Introducción y antecedentes
de su filosofía

Los filósofos anteriores a Hume fueron frecuentemente acusados de ateísmo, pero Hume fue el primero en admitirlo.

El ser tildado de ateo no era un honor envidiable, ni para los filósofos ni para los que no lo eran; la sociedad tenía sus maneras de tratar a los pensadores heterodoxos, desde la Antigua Grecia (el veneno) hasta la Edad Media (la Inquisición). Los filósofos se esforzaban por tanto en convencer a todo el mundo —y a sí mismos— de que no eran ateos. La aceptación por parte de Hume de la quiebra teológica fue recibida como un escándalo público, pero los intentos que se hicieron por disuadirle lo fueron con argumentos filosóficos y no con el potro de tortura, lo cual dice tanto en favor de la sociedad británica del siglo XVIII como del propio Hume. Ahora bien, si quería ser consistente con su filosofía, Hume no podía adoptar otra posición.

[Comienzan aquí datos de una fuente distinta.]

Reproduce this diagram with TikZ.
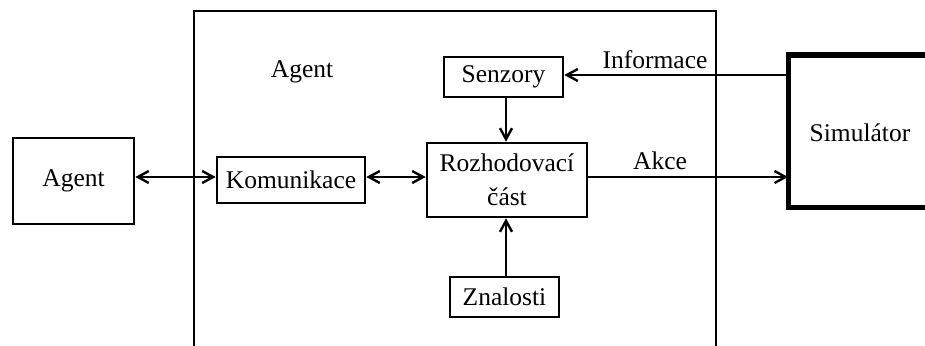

Ya hacía tiempo que la filosofía se estaba acercando a ese punto; varios filósofos del mundo antiguo —algunos Estoicos y unos pocos Cínicos— estuvieron próximos, aunque Sócrates fue sentenciado a muerte por no respetar los dioses; en la Antigua Roma era a menudo imposible no creer en Dios, sobre todo cuando éste era también el emperador, de modo que la fe era esencial, si uno quería seguir pensando…, o simplemente seguir.

Ya en los primeros tiempos de la era cristiana la filosofía fue engullida por la teología; Platón y Aristóteles se convirtieron en los Textos Sagrados de modo que la filosofía consistió mayormente en elaboraciones de esos textos. A esto siguieron elaboraciones de elaboraciones, y mucho trabajo heroico con el fin de conseguir que estas manipulaciones resultaran aceptables para el dogma cristiano; un trabajo paralelo se basaba en un mal uso de la lógica para tratar de demostrar la existencia de Dios. Una parte de esta actividad resultó sumamente ingeniosa y hasta creadora, pero no era original; los supuestos básicos eran siempre los mismos.

Estos supuestos fueron cuestionados seriamente por primera vez en el siglo XVI, por Descartes, a quien se considera hoy como el fundador de la filosofía moderna. Descartes barrió con los viejos supuestos y basó su filosofía en la razón; en un proceso de duda racional, mostró que era posible negar todo, pero con una excepción, esto es, no puedo dudar de todo y al mismo tiempo dudar que estoy pensando; «pienso, luego existo» fue su célebre conclusión, y ésta fue la roca sobre la cual pudo construir la estructura racional de su filosofía.

Apenas medio siglo después, el filósofo británico John Locke dio un paso más con la introducción del empirismo, afirmando que el último fundamento de la filosofía no era la razón, sino la experiencia. Para Locke, todo lo que conocemos procede en última instancia de la experiencia, es decir, no tenemos ideas innatas, sólo sensaciones, y obtenemos las ideas reflexionando sobre estas sensaciones. Parecía como si la filosofía hubiera alcanzado su última frontera.

Pero no pasó mucho tiempo antes de que alguien diera un paso más. La tradición empirista británica traspasó el borde de la locura con la llegada del irlandés Berkeley. Si nuestro conocimiento del mundo se basa sólo en la experiencia, ¿cómo sabemos si el mundo existe cuando no lo percibimos? El mundo quedaba así reducido a una ficción y la filosofía a un objeto de risa, pero, por suerte para el mundo, Berkeley era obispo y hombre temeroso de Dios. Claro que el mundo existe, declaró, aunque nadie lo esté percibiendo. ¿Cómo puede ser esto? Porque el mundo está siempre siendo percibido por Dios.

Esta prestidigitación filosófica le evitó a Berkeley muchos problemas (y no sólo con su arzobispo y su congregación). El mundo tenía por fin un punto de apoyo. Esta situación había de durar treinta años, hasta que Hume entró en el combate.